▶ **Stated exercise**
Everything from the first line of the data through the line with "const yTicks = [-2, -1, 0, 1, 2];" is to be echoed exactly, minus the pictures.

▶ **Exercise material**

* Begin *

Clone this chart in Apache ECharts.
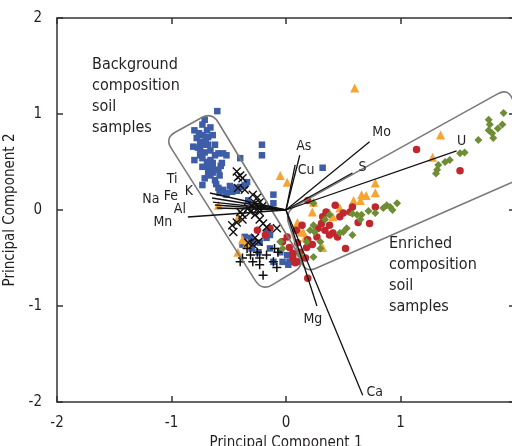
<!DOCTYPE html>
<html>
<head>
<meta charset="utf-8">
<script src="https://cdn.jsdelivr.net/npm/echarts@6/dist/echarts.min.js"></script>
<style>html,body{margin:0;padding:0;background:#fff}#c{width:512px;height:446px}</style>
</head>
<body>
<div id="c"></div>
<script>
// ---- data ----
const xTicks = [-2, -1, 0, 1, 2];
const yTicks = [-2, -1, 0, 1, 2];

const blueSquares = [
[-0.60,1.03],[-0.73,0.89],[-0.69,0.83],[-0.73,0.78],[-0.68,0.76],[-0.64,0.78],[-0.78,0.75],[-0.75,0.71],[-0.81,0.66],[-0.77,0.65],
[-0.73,0.68],[-0.68,0.68],[-0.59,0.59],[-0.55,0.59],[-0.52,0.57],[-0.75,0.57],[-0.73,0.54],[-0.69,0.50],[-0.66,0.52],[-0.64,0.49],
[-0.73,0.45],[-0.68,0.45],[-0.64,0.44],[-0.59,0.42],[-0.58,0.36],[-0.64,0.39],[-0.68,0.39],[-0.66,0.36],[-0.40,0.54],[-0.21,0.68],
[-0.21,0.57],[-0.73,0.26],[-0.59,0.23],[-0.55,0.21],[-0.52,0.18],[-0.47,0.19],[-0.45,0.23],[-0.40,0.24],[-0.36,0.26],[-0.34,0.29],
[-0.52,0.16],[-0.58,0.18],[-0.11,0.16],[-0.11,0.07],[-0.33,0.10],[-0.36,-0.28],[-0.31,-0.29],[-0.29,-0.33],[-0.23,-0.34],[-0.30,-0.40],
[-0.24,-0.44],[-0.17,-0.29],[-0.38,-0.36],[-0.05,-0.44],[0.01,-0.47],[0.03,-0.54],[-0.03,-0.54],[-0.11,-0.54],[-0.14,-0.40],[-0.17,-0.23],
[-0.14,-0.26],[0.02,-0.57],[0.32,0.44],[-0.80,0.83],[-0.71,0.94],[-0.66,0.86],[-0.62,0.68],[-0.75,0.63],[-0.62,0.57],[-0.80,0.52],
[-0.56,0.49],[-0.71,0.33],[-0.62,0.31],[-0.70,0.72],[-0.76,0.80],[-0.66,0.62],[-0.71,0.60],[-0.57,0.46],[-0.61,0.27],[-0.49,0.25],
[-0.43,0.20]
];
const orangeTriangles = [
[0.60,1.27],[-0.05,0.36],[0.01,0.29],[1.35,0.78],[1.28,0.55],[0.78,0.28],[0.78,0.18],[0.66,0.16],[0.70,0.15],[0.65,0.10],
[0.59,0.10],[0.24,0.08],[0.23,-0.02],[0.10,-0.13],[0.15,-0.23],[0.32,-0.39],[-0.38,-0.31],[-0.42,-0.44],[-0.34,-0.34],[-0.59,0.05],
[-0.42,-0.08],[0.12,-0.23],[0.17,-0.28],[0.38,-0.03],[0.41,-0.07],[0.47,0.02]
];
const redCircles = [
[1.14,0.63],[1.52,0.41],[0.78,0.03],[0.63,-0.13],[0.73,-0.14],[0.52,-0.40],[0.19,0.10],[0.19,-0.71],[0.47,-0.07],[0.50,-0.03],
[0.56,-0.02],[0.58,0.03],[0.32,-0.07],[0.28,-0.19],[0.31,-0.14],[0.34,-0.21],[0.38,-0.16],[0.38,-0.26],[0.41,-0.24],[0.45,-0.28],
[0.27,-0.28],[0.19,-0.31],[0.23,-0.36],[0.18,-0.39],[0.12,-0.44],[0.06,-0.45],[0.03,-0.39],[0.01,-0.28],[-0.03,-0.33],[0.10,-0.34],
[0.06,-0.50],[0.08,-0.55],[-0.25,-0.21],[-0.18,-0.26],[-0.14,-0.19],[0.35,-0.02],[0.43,0.05],[0.14,-0.16],[0.09,-0.21],[0.17,-0.50],
[0.10,-0.54]
];
const greenDiamonds = [
[1.52,0.59],[1.56,0.60],[1.43,0.52],[1.39,0.50],[1.33,0.47],[1.32,0.42],[1.31,0.38],[1.68,0.73],[1.77,0.94],[1.78,0.89],
[1.77,0.83],[1.80,0.80],[1.81,0.75],[1.85,0.85],[1.89,0.89],[1.90,1.01],[0.97,0.07],[0.91,0.03],[0.88,0.05],[0.93,0.00],
[0.85,0.02],[0.72,-0.01],[0.66,-0.05],[0.62,-0.05],[0.58,-0.04],[0.65,-0.10],[0.53,-0.19],[0.50,-0.23],[0.47,-0.24],[0.34,-0.10],
[0.24,-0.16],[0.21,-0.21],[0.25,-0.23],[0.18,-0.33],[0.30,-0.33],[0.30,-0.40],[0.12,-0.47],[0.24,-0.49],[-0.05,-0.33],[-0.03,-0.40],
[0.58,-0.26],[0.24,0.07],[0.38,-0.05],[0.78,-0.03]
];
const blackCrosses = [
[-0.43,0.40],[-0.40,0.36],[-0.42,0.34],[-0.38,0.33],[-0.29,0.16],[-0.25,0.13],[-0.27,0.07],[-0.23,0.08],[-0.30,0.05],[-0.33,0.02],
[-0.24,0.02],[-0.20,0.05],[-0.40,-0.02],[-0.38,-0.05],[-0.31,-0.02],[-0.27,-0.05],[-0.23,-0.02],[-0.47,-0.16],[-0.43,-0.13],[-0.38,-0.10],
[-0.20,-0.14],[-0.17,-0.18],[-0.23,-0.10],[-0.27,-0.29],[-0.24,-0.33],[-0.33,-0.34],[-0.29,-0.36],[-0.46,-0.23],[-0.08,-0.19],[-0.36,0.21],
[-0.42,0.23]
];
const blackPluses = [
[-0.38,-0.50],[-0.31,-0.47],[-0.25,-0.44],[-0.34,-0.40],[-0.29,-0.54],[-0.23,-0.50],[-0.17,-0.47],[-0.23,-0.57],[-0.11,-0.54],[-0.08,-0.60],
[-0.40,-0.54],[-0.20,-0.68],[-0.10,-0.40],[-0.07,-0.44]
];

// loading vectors (end points in PC units)
const loadNames = ['As','Cu','Mo','S','U','Mg','Ca','K','Ti','Fe','Na','Al','Mn'];
const loadX = [0.12, 0.08, 0.73, 0.58, 1.49, 0.27, 0.67, -0.665, -0.646, -0.639, -0.621, -0.604, -0.857];
const loadY = [0.57, 0.47, 0.71, 0.385, 0.615, -1.00, -1.93, 0.177, 0.125, 0.083, 0.052, 0.021, -0.073];

// enclosing groups (corner points in PC units)
const boxBackground = [[-1.059,0.75],[-0.647,1.021],[0.166,-0.573],[-0.21,-0.844]];
const boxEnriched = [[-0.01,-0.02],[1.94,1.27],[2.22,0.417],[0.166,-0.656]];

// ---- styling ----
const FONT = '"DejaVu Sans Condensed","Liberation Sans Narrow",sans-serif';
const TXT = '#231f20';
const labelOffsets = [[4,-9],[11,5],[12,-9],[10,-6],[5,-10],[-4,13],[12,-3],[-21,-2],[-40,-19],[-42,-6],[-64,-6],[-37,1],[-25,5]];
const loadData = loadNames.map((n, i) => [loadX[i], loadY[i], i]);
const boxes = [boxBackground, boxEnriched];

function roundedPath(pts, r) {
  const n = pts.length;
  let d = '';
  for (let i = 0; i < n; i++) {
    const p = pts[i], a = pts[(i - 1 + n) % n], b = pts[(i + 1) % n];
    const ua = [a[0]-p[0], a[1]-p[1]], ub = [b[0]-p[0], b[1]-p[1]];
    const la = Math.hypot(ua[0], ua[1]), lb = Math.hypot(ub[0], ub[1]);
    const A = [p[0] + ua[0]/la*r, p[1] + ua[1]/la*r];
    const B = [p[0] + ub[0]/lb*r, p[1] + ub[1]/lb*r];
    d += (i === 0 ? 'M' : 'L') + A[0].toFixed(2) + ' ' + A[1].toFixed(2) +
         'Q' + p[0].toFixed(2) + ' ' + p[1].toFixed(2) + ' ' + B[0].toFixed(2) + ' ' + B[1].toFixed(2);
  }
  return d + 'Z';
}

const chart = echarts.init(document.getElementById('c'), null, {renderer: 'canvas'});
const axisLineStyle = {color: '#333', width: 1.5};
const tickLabel = {color: TXT, fontFamily: FONT, fontSize: 15};
const nameStyle = {color: TXT, fontFamily: FONT, fontSize: 15};

chart.setOption({
  animation: false,
  grid: {left: 57, right: -3, top: 18, bottom: 44, containLabel: false, outerBoundsMode: 'none'},
  xAxis: [
    {type: 'value', min: xTicks[0], max: xTicks[xTicks.length-1], interval: 1, position: 'bottom',
     axisLine: {onZero: false, lineStyle: axisLineStyle}, axisTick: {inside: true, length: 6, lineStyle: axisLineStyle},
     splitLine: {show: false}, axisLabel: Object.assign({margin: 14, showMaxLabel: false}, tickLabel),
     name: 'Principal Component 1', nameLocation: 'middle', nameGap: 29, nameTextStyle: nameStyle},
    {type: 'value', min: xTicks[0], max: xTicks[xTicks.length-1], interval: 1, position: 'top',
     axisLine: {onZero: false, lineStyle: axisLineStyle}, axisTick: {inside: true, length: 6, lineStyle: axisLineStyle},
     splitLine: {show: false}, axisLabel: {show: false}}
  ],
  yAxis: [
    {type: 'value', min: yTicks[0], max: yTicks[yTicks.length-1], interval: 1, position: 'left',
     axisLine: {onZero: false, lineStyle: axisLineStyle}, axisTick: {inside: true, length: 6, lineStyle: axisLineStyle},
     splitLine: {show: false}, axisLabel: Object.assign({margin: 15}, tickLabel),
     name: 'Principal Component 2', nameLocation: 'middle', nameGap: 31, nameTextStyle: nameStyle},
    {type: 'value', min: yTicks[0], max: yTicks[yTicks.length-1], interval: 1, position: 'right',
     axisLine: {onZero: false, lineStyle: axisLineStyle}, axisTick: {inside: true, length: 6, lineStyle: axisLineStyle},
     splitLine: {show: false}, axisLabel: {show: false}}
  ],
  series: [
    {type: 'scatter', name: 'blue', data: blueSquares, symbol: 'rect', symbolSize: 6.5,
     itemStyle: {color: '#3e5da8', opacity: 1}, z: 2},
    {type: 'scatter', name: 'orange', data: orangeTriangles, symbol: 'triangle', symbolSize: 9,
     itemStyle: {color: '#f6a432', opacity: 1}, z: 2},
    {type: 'scatter', name: 'red', data: redCircles, symbol: 'circle', symbolSize: 7.5,
     itemStyle: {color: '#c0262d', opacity: 1}, z: 2},
    {type: 'scatter', name: 'green', data: greenDiamonds, symbol: 'diamond', symbolSize: 8,
     itemStyle: {color: '#6e8d34', opacity: 1}, z: 2},
    {type: 'scatter', name: 'cross', data: blackCrosses, symbol: 'path://M0,0L10,10M10,0L0,10', symbolSize: 8,
     itemStyle: {color: 'transparent', borderColor: '#111', borderWidth: 1.4, opacity: 1}, z: 3},
    {type: 'scatter', name: 'plus', data: blackPluses, symbol: 'path://M5,0L5,10M0,5L10,5', symbolSize: 9,
     itemStyle: {color: 'transparent', borderColor: '#111', borderWidth: 1.5, opacity: 1}, z: 3},
    {type: 'custom', name: 'boxes', data: boxes.map((b, i) => [b[0][0], b[0][1], i]), z: 4, silent: true,
     renderItem: function (params, api) {
       const pts = boxes[params.dataIndex].map(p => api.coord(p));
       return {type: 'path', shape: {pathData: roundedPath(pts, 12)},
               style: {fill: 'none', stroke: '#7a7a7a', lineWidth: 1.6}};
     }},
    {type: 'custom', name: 'loadings', data: loadData, z: 5, silent: true,
     renderItem: function (params, api) {
       const i = params.dataIndex;
       const o = api.coord([0, 0]);
       const e = api.coord([api.value(0), api.value(1)]);
       const off = labelOffsets[i];
       return {type: 'group', children: [
         {type: 'line', shape: {x1: o[0], y1: o[1], x2: e[0], y2: e[1]}, style: {stroke: '#111', lineWidth: 1.3}},
         {type: 'text', style: {text: loadNames[i], x: e[0] + off[0], y: e[1] + off[1], align: 'center', verticalAlign: 'middle',
           font: '14px ' + FONT, fill: TXT}}
       ]};
     }}
  ],
  graphic: [
    {type: 'text', left: 92, top: 54, style: {text: 'Background\ncomposition\nsoil\nsamples', font: '16px ' + FONT, fill: TXT, lineHeight: 21}},
    {type: 'text', left: 389, top: 233, style: {text: 'Enriched\ncomposition\nsoil\nsamples', font: '16px ' + FONT, fill: TXT, lineHeight: 21}}
  ]
});
</script>
</body>
</html>
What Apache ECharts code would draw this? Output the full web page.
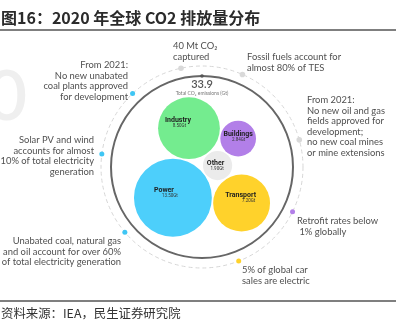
<!DOCTYPE html>
<html>
<head>
<meta charset="utf-8">
<script src="https://cdn.jsdelivr.net/npm/echarts@6/dist/echarts.min.js"></script>
<style>
  html, body { margin: 0; padding: 0; background: #fff; }
  #chart { width: 396px; height: 329px; }
</style>
</head>
<body>
<div id="chart"></div>
<script>
// ---- data ----
const titleText = '图16：2020 年全球 CO2 排放量分布';
const sourceText = '资料来源：IEA，民生证券研究院';
const sectors = ['Power', 'Industry', 'Other', 'Transport', 'Buildings'];
const emissionsGt = [13.5, 8.5, 1.9, 7.2, 2.84];
const totalLabel = 'Total CO₂ emissions (Gt)';
const noteTexts = [
  '40 Mt CO₂\ncaptured',
  'Fossil fuels account for\nalmost 80% of TES',
  'From 2021:\nNo new oil and gas\nfields approved for\ndevelopment;\nno new coal mines\nor mine extensions',
  'Retrofit rates below\n 1% globally',
  '5% of global car\nsales are electric',
  'Unabated coal, natural gas\nand oil account for over 60%\nof total electricity generation',
  'Solar PV and wind\naccounts for almost\n10% of total electricity\ngeneration',
  'From 2021:\nNo new unabated\ncoal plants approved\nfor development'
];

// ---- styling / layout ----
const sectorColors = ['#4dcffb', '#74ec8f', '#ebebeb', '#ffd22b', '#b27fe8'];
const labelOffsets = [[-9, -7, 6], [-11, -8, 1.5], [-2, -2, 1.5], [-1, -8, 8], [0, -4, 0.5]];
const RING_R = 91, DASH_R = 101;
const RADIUS_SCALE = 10.6, PAD = 1.5;
// dot on the dashed ring for each note: angle (deg, clockwise from 3 o'clock) and colour
const noteDots = [
  [-102, '#d9d9d9'], [-66.4, '#d9d9d9'], [-15.6, '#d9d9d9'], [26.3, '#b27fe8'],
  [68.7, '#ffd22b'], [139.8, '#3fc6f4'], [-172.6, '#3fc6f4'], [-133.4, '#3fc6f4']
];
// text box for each note: x, first-line centre y, alignment
const noteBoxes = [
  [173, 46, 'left'], [247, 57, 'left'], [307, 100, 'left'], [297, 221, 'left'],
  [242, 270, 'left'], [121, 241, 'right'], [94, 140, 'right'], [128, 65, 'right']
];
const NOTE_LH = 10.5;
const noteFont = 'Lato, "DejaVu Sans", sans-serif';

// ---- circle packing: each bubble touches two earlier ones ----
const radii = emissionsGt.map(v => Math.sqrt(v) * RADIUS_SCALE);
function touching(a, b, r, side) {
  const dx = b.x - a.x, dy = b.y - a.y, d = Math.hypot(dx, dy);
  const da = a.r + r + PAD, db = b.r + r + PAD;
  const along = (da * da - db * db + d * d) / (2 * d);
  const h = Math.sqrt(Math.max(0, da * da - along * along));
  const ux = dx / d, uy = dy / d;
  return { x: a.x + along * ux + side * h * -uy, y: a.y + along * uy + side * h * ux, r };
}
const circles = [];
circles[0] = { x: 0, y: 0, r: radii[0] };
const startAng = -77 * Math.PI / 180, dist01 = radii[0] + radii[1] + PAD;
circles[1] = { x: dist01 * Math.cos(startAng), y: dist01 * Math.sin(startAng), r: radii[1] };
circles[2] = touching(circles[0], circles[1], radii[2], 1);
circles[3] = touching(circles[0], circles[2], radii[3], 1);
circles[4] = touching(circles[1], circles[2], radii[4], -1);
// centre the cluster's bounding box on the ring
const minX = Math.min(...circles.map(c => c.x - c.r)), maxX = Math.max(...circles.map(c => c.x + c.r));
const minY = Math.min(...circles.map(c => c.y - c.r)), maxY = Math.max(...circles.map(c => c.y + c.r));
const shiftX = (minX + maxX) / 2, shiftY = (minY + maxY) / 2;
const bubbleData = circles.map((c, i) => [c.x - shiftX, c.y - shiftY, c.r, i]);

const total = emissionsGt.reduce((s, v) => s + v, 0);

const chart = echarts.init(document.getElementById('chart'), null, { renderer: 'canvas' });

const graphics = [
  { type: 'text', style: { text: '0', x: 27, y: 97, align: 'right', verticalAlign: 'middle',
      font: '600 70px Lato, sans-serif', fill: '#efefef' }, z: -10 },
  { type: 'text', style: { text: titleText, x: 1, y: 18, verticalAlign: 'middle',
      font: 'bold 16px "Noto Sans CJK SC", sans-serif', fill: '#2b2b2b' } },
  { type: 'line', shape: { x1: 0, y1: 30, x2: 396, y2: 30 }, style: { stroke: '#555', lineWidth: 1.6 } },
  { type: 'line', shape: { x1: 0, y1: 301, x2: 396, y2: 301 }, style: { stroke: '#555', lineWidth: 1.4 } },
  { type: 'text', style: { text: sourceText, x: 1, y: 313, verticalAlign: 'middle',
      font: '12.4px "Noto Sans CJK SC", sans-serif', fill: '#333' } }
];
noteTexts.forEach((t, i) => {
  const [x, y, align] = noteBoxes[i];
  graphics.push({ type: 'text', style: { text: t, x: x, y: y - NOTE_LH / 2, align: align,
      verticalAlign: 'top', lineHeight: NOTE_LH, font: '9.4px ' + noteFont, fill: '#505050' } });
});

chart.setOption({
  animation: false,
  grid: { left: 0, right: 0, top: 0, bottom: 0 },
  xAxis: { type: 'value', min: -202, max: 194, show: false },
  yAxis: { type: 'value', min: -167, max: 162, inverse: true, show: false },
  graphic: graphics,
  series: [
    {
      // dashed outer ring, solid ring and total label
      type: 'custom', clip: false, data: [[0, 0]],
      renderItem: (params, api) => {
        const c = api.coord([api.value(0), api.value(1)]);
        const rr = api.size([RING_R, 0])[0], dr = api.size([DASH_R, 0])[0];
        return { type: 'group', children: [
          { type: 'circle', shape: { cx: c[0], cy: c[1], r: dr },
            style: { fill: 'none', stroke: '#d6d6d6', lineWidth: 1, lineDash: [4, 3] } },
          { type: 'circle', shape: { cx: c[0], cy: c[1], r: rr },
            style: { fill: 'none', stroke: '#666', lineWidth: 2 } },
          { type: 'circle', shape: { cx: c[0], cy: c[1] - rr, r: 1.8 }, style: { fill: '#555' } },
          { type: 'text', style: { text: total.toFixed(1), x: c[0], y: c[1] - rr + 8.5,
              align: 'center', verticalAlign: 'middle', font: '600 11px Lato, sans-serif', fill: '#555' } },
          { type: 'text', style: { text: totalLabel, x: c[0], y: c[1] - rr + 17.5,
              align: 'center', verticalAlign: 'middle', font: '5px ' + noteFont, fill: '#777' } }
        ] };
      }
    },
    {
      // note markers on the dashed ring
      type: 'custom', clip: false,
      data: noteDots.map(d => [DASH_R * Math.cos(d[0] * Math.PI / 180), DASH_R * Math.sin(d[0] * Math.PI / 180)]),
      renderItem: (params, api) => {
        const p = api.coord([api.value(0), api.value(1)]);
        const col = noteDots[params.dataIndex][1];
        return { type: 'circle', shape: { cx: p[0], cy: p[1], r: col === '#d9d9d9' ? 2.8 : 2.5 },
          style: { fill: col } };
      }
    },
    {
      // sector bubbles, area proportional to emissions
      type: 'custom', clip: false, data: bubbleData,
      renderItem: (params, api) => {
        const i = api.value(3);
        const p = api.coord([api.value(0), api.value(1)]);
        const r = api.size([api.value(2), 0])[0];
        const off = labelOffsets[i];
        return { type: 'group', children: [
          { type: 'circle', shape: { cx: p[0], cy: p[1], r: r }, style: { fill: sectorColors[i] } },
          { type: 'text', style: { text: sectors[i], x: p[0] + off[0], y: p[1] + off[1],
              align: 'center', verticalAlign: 'middle', font: 'bold 7px Roboto, sans-serif', fill: '#1e1e1e' } },
          { type: 'text', style: { text: emissionsGt[i].toFixed(2) + 'Gt', x: p[0] + off[0] + off[2], y: p[1] + off[1] + 5.5,
              align: 'center', verticalAlign: 'middle', font: '4.5px Roboto, sans-serif', fill: '#333' } }
        ] };
      }
    }
  ]
});
</script>
</body>
</html>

* End *

▶ **Expected answer**
Clone this chart in Apache ECharts.
<!DOCTYPE html>
<html>
<head>
<meta charset="utf-8">
<script src="https://cdn.jsdelivr.net/npm/echarts@6/dist/echarts.min.js"></script>
<style>html,body{margin:0;padding:0;background:#fff}#c{width:512px;height:446px}</style>
</head>
<body>
<div id="c"></div>
<script>
// ---- data ----
const xTicks = [-2, -1, 0, 1, 2];
const yTicks = [-2, -1, 0, 1, 2];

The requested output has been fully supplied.